● **Goal**: Return the listing below unchanged, minus its pictures.

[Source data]
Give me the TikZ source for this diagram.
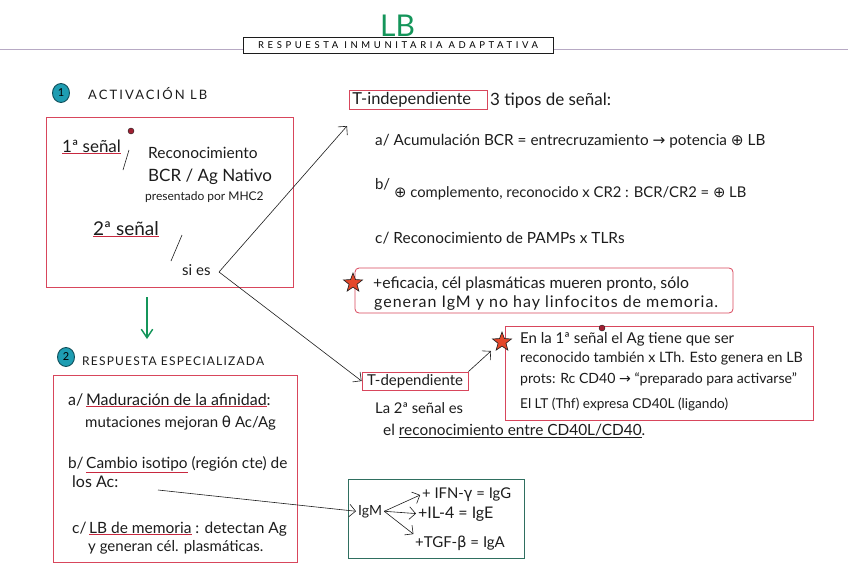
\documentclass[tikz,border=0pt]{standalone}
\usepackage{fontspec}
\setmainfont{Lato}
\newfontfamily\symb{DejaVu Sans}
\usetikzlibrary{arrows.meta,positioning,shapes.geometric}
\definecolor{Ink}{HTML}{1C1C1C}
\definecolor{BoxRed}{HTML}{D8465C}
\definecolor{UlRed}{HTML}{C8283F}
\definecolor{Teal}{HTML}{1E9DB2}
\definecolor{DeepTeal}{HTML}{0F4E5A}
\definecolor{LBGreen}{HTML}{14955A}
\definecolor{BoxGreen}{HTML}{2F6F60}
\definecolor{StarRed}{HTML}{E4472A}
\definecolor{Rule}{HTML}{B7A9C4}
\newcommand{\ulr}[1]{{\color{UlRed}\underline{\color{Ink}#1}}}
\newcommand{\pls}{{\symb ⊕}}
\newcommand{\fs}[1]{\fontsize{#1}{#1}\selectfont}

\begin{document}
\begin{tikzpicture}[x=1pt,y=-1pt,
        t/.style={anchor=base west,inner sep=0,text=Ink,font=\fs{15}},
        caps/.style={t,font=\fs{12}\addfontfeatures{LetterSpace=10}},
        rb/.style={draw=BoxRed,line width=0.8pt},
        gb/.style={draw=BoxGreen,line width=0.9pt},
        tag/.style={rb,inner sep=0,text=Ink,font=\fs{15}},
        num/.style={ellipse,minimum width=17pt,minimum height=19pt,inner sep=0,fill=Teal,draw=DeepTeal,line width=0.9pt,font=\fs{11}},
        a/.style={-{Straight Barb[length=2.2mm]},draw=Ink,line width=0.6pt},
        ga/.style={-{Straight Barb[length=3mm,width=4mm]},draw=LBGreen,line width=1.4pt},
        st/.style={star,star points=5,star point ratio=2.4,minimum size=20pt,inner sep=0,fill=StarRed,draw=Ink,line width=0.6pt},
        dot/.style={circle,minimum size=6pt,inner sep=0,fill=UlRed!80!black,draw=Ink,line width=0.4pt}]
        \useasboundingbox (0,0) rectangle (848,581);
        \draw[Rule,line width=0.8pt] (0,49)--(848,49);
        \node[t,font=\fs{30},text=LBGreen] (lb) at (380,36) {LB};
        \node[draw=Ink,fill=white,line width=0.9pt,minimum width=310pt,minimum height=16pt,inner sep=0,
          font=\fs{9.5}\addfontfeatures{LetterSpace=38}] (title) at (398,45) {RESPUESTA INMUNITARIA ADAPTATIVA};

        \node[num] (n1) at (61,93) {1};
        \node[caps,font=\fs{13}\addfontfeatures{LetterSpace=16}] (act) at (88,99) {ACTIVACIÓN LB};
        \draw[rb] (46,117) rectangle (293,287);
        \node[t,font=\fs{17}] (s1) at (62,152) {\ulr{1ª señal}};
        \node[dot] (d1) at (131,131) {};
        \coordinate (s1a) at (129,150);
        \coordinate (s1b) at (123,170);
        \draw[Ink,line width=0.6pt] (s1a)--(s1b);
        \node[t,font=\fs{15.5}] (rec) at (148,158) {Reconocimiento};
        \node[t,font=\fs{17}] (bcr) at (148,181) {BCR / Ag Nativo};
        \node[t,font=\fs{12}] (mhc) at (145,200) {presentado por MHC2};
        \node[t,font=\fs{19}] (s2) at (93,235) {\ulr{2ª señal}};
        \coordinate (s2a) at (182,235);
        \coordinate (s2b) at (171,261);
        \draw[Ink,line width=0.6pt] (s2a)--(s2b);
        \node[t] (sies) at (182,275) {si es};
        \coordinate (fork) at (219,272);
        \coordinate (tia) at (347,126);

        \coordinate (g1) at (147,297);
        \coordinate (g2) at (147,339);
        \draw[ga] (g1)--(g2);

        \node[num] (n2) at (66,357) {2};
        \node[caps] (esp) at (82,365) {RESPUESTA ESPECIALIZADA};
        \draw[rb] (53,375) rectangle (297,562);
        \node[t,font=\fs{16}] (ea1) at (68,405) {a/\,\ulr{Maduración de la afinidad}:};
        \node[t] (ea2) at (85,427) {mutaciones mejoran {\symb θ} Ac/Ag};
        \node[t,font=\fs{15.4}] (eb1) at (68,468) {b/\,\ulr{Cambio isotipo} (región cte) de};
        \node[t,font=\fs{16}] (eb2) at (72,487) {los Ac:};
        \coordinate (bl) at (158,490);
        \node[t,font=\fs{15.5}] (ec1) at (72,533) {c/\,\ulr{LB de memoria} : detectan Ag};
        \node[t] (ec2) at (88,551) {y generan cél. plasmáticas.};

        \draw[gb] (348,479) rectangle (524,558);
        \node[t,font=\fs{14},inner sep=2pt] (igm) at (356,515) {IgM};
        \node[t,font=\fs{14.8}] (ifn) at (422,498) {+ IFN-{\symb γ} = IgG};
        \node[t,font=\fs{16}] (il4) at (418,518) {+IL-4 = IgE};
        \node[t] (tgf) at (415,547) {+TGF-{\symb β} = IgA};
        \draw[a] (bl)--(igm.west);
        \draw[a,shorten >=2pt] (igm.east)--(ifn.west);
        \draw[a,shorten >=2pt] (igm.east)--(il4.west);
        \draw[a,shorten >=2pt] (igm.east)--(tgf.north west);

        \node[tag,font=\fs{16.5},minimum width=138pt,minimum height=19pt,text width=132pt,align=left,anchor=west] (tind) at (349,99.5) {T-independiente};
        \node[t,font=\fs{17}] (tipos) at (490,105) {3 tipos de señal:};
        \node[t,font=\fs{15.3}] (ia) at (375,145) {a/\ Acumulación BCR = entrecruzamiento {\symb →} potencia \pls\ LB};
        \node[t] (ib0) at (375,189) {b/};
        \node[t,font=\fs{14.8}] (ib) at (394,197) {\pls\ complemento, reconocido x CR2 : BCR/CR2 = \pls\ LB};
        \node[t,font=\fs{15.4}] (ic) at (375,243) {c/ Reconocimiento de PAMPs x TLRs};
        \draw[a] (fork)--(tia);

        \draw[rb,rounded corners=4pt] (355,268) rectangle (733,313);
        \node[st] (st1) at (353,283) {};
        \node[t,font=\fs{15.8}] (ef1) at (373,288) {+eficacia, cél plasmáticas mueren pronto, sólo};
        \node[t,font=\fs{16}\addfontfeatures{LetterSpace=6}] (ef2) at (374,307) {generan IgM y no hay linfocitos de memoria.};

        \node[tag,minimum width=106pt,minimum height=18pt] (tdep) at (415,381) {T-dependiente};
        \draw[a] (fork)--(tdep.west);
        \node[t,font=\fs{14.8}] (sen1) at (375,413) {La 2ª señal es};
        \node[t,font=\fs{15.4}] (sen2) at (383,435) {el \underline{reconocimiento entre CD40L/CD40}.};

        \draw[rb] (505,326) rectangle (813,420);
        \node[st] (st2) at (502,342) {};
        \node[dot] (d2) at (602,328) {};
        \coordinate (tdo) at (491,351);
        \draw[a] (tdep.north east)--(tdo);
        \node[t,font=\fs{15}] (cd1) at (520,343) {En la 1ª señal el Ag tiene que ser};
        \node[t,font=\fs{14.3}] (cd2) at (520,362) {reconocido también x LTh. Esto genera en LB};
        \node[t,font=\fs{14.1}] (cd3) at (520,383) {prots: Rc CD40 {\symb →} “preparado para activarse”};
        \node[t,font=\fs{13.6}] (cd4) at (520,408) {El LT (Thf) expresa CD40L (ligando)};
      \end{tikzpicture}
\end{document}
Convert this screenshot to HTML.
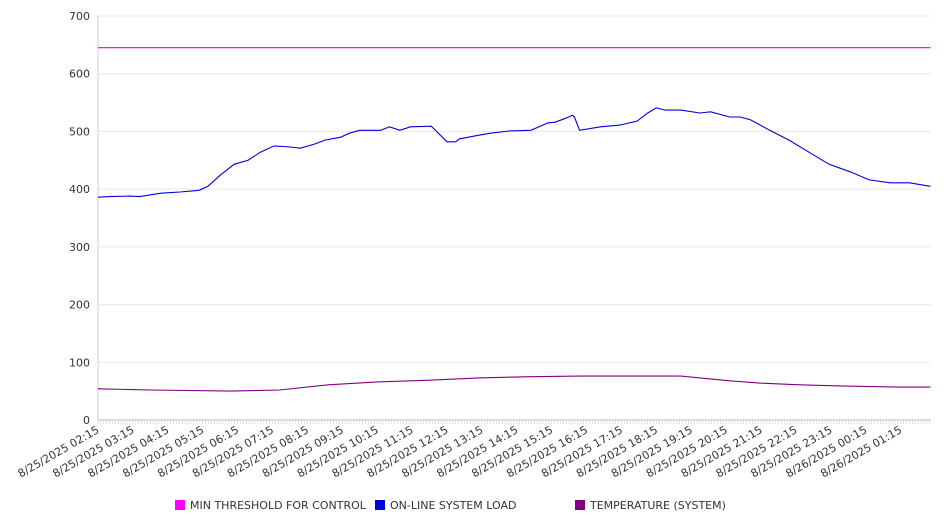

● **Output of the exercise**:
Give me the TikZ source for this diagram.
\documentclass[tikz,border=0pt]{standalone}
\usepackage{fontspec}
\setmainfont{Lato}
\newfontfamily\symb{DejaVu Sans}
\usetikzlibrary{arrows.meta,positioning,shapes.geometric}
\definecolor{Ink}{HTML}{1C1C1C}
\definecolor{BoxRed}{HTML}{D8465C}
\definecolor{UlRed}{HTML}{C8283F}
\definecolor{Teal}{HTML}{1E9DB2}
\definecolor{DeepTeal}{HTML}{0F4E5A}
\definecolor{LBGreen}{HTML}{14955A}
\definecolor{BoxGreen}{HTML}{2F6F60}
\definecolor{StarRed}{HTML}{E4472A}
\definecolor{Rule}{HTML}{B7A9C4}
\newcommand{\ulr}[1]{{\color{UlRed}\underline{\color{Ink}#1}}}
\newcommand{\pls}{{\symb ⊕}}
\newcommand{\fs}[1]{\fontsize{#1}{#1}\selectfont}

\begin{document}
\begin{tikzpicture}[x=1pt,y=-1pt,
        t/.style={anchor=base west,inner sep=0,text=Ink,font=\fs{15}},
        caps/.style={t,font=\fs{12}\addfontfeatures{LetterSpace=10}},
        rb/.style={draw=BoxRed,line width=0.8pt},
        gb/.style={draw=BoxGreen,line width=0.9pt},
        tag/.style={rb,inner sep=0,text=Ink,font=\fs{15}},
        num/.style={ellipse,minimum width=17pt,minimum height=19pt,inner sep=0,fill=Teal,draw=DeepTeal,line width=0.9pt,font=\fs{11}},
        a/.style={-{Straight Barb[length=2.2mm]},draw=Ink,line width=0.6pt},
        ga/.style={-{Straight Barb[length=3mm,width=4mm]},draw=LBGreen,line width=1.4pt},
        st/.style={star,star points=5,star point ratio=2.4,minimum size=20pt,inner sep=0,fill=StarRed,draw=Ink,line width=0.6pt},
        dot/.style={circle,minimum size=6pt,inner sep=0,fill=UlRed!80!black,draw=Ink,line width=0.4pt}]
        \useasboundingbox (0,0) rectangle (848,581);
        \draw[Rule,line width=0.8pt] (0,49)--(848,49);
        \node[t,font=\fs{30},text=LBGreen] (lb) at (380,36) {LB};
        \node[draw=Ink,fill=white,line width=0.9pt,minimum width=310pt,minimum height=16pt,inner sep=0,
          font=\fs{9.5}\addfontfeatures{LetterSpace=38}] (title) at (398,45) {RESPUESTA INMUNITARIA ADAPTATIVA};

        \node[num] (n1) at (61,93) {1};
        \node[caps,font=\fs{13}\addfontfeatures{LetterSpace=16}] (act) at (88,99) {ACTIVACIÓN LB};
        \draw[rb] (46,117) rectangle (293,287);
        \node[t,font=\fs{17}] (s1) at (62,152) {\ulr{1ª señal}};
        \node[dot] (d1) at (131,131) {};
        \coordinate (s1a) at (129,150);
        \coordinate (s1b) at (123,170);
        \draw[Ink,line width=0.6pt] (s1a)--(s1b);
        \node[t,font=\fs{15.5}] (rec) at (148,158) {Reconocimiento};
        \node[t,font=\fs{17}] (bcr) at (148,181) {BCR / Ag Nativo};
        \node[t,font=\fs{12}] (mhc) at (145,200) {presentado por MHC2};
        \node[t,font=\fs{19}] (s2) at (93,235) {\ulr{2ª señal}};
        \coordinate (s2a) at (182,235);
        \coordinate (s2b) at (171,261);
        \draw[Ink,line width=0.6pt] (s2a)--(s2b);
        \node[t] (sies) at (182,275) {si es};
        \coordinate (fork) at (219,272);
        \coordinate (tia) at (347,126);

        \coordinate (g1) at (147,297);
        \coordinate (g2) at (147,339);
        \draw[ga] (g1)--(g2);

        \node[num] (n2) at (66,357) {2};
        \node[caps] (esp) at (82,365) {RESPUESTA ESPECIALIZADA};
        \draw[rb] (53,375) rectangle (297,562);
        \node[t,font=\fs{16}] (ea1) at (68,405) {a/\,\ulr{Maduración de la afinidad}:};
        \node[t] (ea2) at (85,427) {mutaciones mejoran {\symb θ} Ac/Ag};
        \node[t,font=\fs{15.4}] (eb1) at (68,468) {b/\,\ulr{Cambio isotipo} (región cte) de};
        \node[t,font=\fs{16}] (eb2) at (72,487) {los Ac:};
        \coordinate (bl) at (158,490);
        \node[t,font=\fs{15.5}] (ec1) at (72,533) {c/\,\ulr{LB de memoria} : detectan Ag};
        \node[t] (ec2) at (88,551) {y generan cél. plasmáticas.};

        \draw[gb] (348,479) rectangle (524,558);
        \node[t,font=\fs{14},inner sep=2pt] (igm) at (356,515) {IgM};
        \node[t,font=\fs{14.8}] (ifn) at (422,498) {+ IFN-{\symb γ} = IgG};
        \node[t,font=\fs{16}] (il4) at (418,518) {+IL-4 = IgE};
        \node[t] (tgf) at (415,547) {+TGF-{\symb β} = IgA};
        \draw[a] (bl)--(igm.west);
        \draw[a,shorten >=2pt] (igm.east)--(ifn.west);
        \draw[a,shorten >=2pt] (igm.east)--(il4.west);
        \draw[a,shorten >=2pt] (igm.east)--(tgf.north west);

        \node[tag,font=\fs{16.5},minimum width=138pt,minimum height=19pt,text width=132pt,align=left,anchor=west] (tind) at (349,99.5) {T-independiente};
        \node[t,font=\fs{17}] (tipos) at (490,105) {3 tipos de señal:};
        \node[t,font=\fs{15.3}] (ia) at (375,145) {a/\ Acumulación BCR = entrecruzamiento {\symb →} potencia \pls\ LB};
        \node[t] (ib0) at (375,189) {b/};
        \node[t,font=\fs{14.8}] (ib) at (394,197) {\pls\ complemento, reconocido x CR2 : BCR/CR2 = \pls\ LB};
        \node[t,font=\fs{15.4}] (ic) at (375,243) {c/ Reconocimiento de PAMPs x TLRs};
        \draw[a] (fork)--(tia);

        \draw[rb,rounded corners=4pt] (355,268) rectangle (733,313);
        \node[st] (st1) at (353,283) {};
        \node[t,font=\fs{15.8}] (ef1) at (373,288) {+eficacia, cél plasmáticas mueren pronto, sólo};
        \node[t,font=\fs{16}\addfontfeatures{LetterSpace=6}] (ef2) at (374,307) {generan IgM y no hay linfocitos de memoria.};

        \node[tag,minimum width=106pt,minimum height=18pt] (tdep) at (415,381) {T-dependiente};
        \draw[a] (fork)--(tdep.west);
        \node[t,font=\fs{14.8}] (sen1) at (375,413) {La 2ª señal es};
        \node[t,font=\fs{15.4}] (sen2) at (383,435) {el \underline{reconocimiento entre CD40L/CD40}.};

        \draw[rb] (505,326) rectangle (813,420);
        \node[st] (st2) at (502,342) {};
        \node[dot] (d2) at (602,328) {};
        \coordinate (tdo) at (491,351);
        \draw[a] (tdep.north east)--(tdo);
        \node[t,font=\fs{15}] (cd1) at (520,343) {En la 1ª señal el Ag tiene que ser};
        \node[t,font=\fs{14.3}] (cd2) at (520,362) {reconocido también x LTh. Esto genera en LB};
        \node[t,font=\fs{14.1}] (cd3) at (520,383) {prots: Rc CD40 {\symb →} “preparado para activarse”};
        \node[t,font=\fs{13.6}] (cd4) at (520,408) {El LT (Thf) expresa CD40L (ligando)};
      \end{tikzpicture}
\end{document}
Convert this screenshot to HTML.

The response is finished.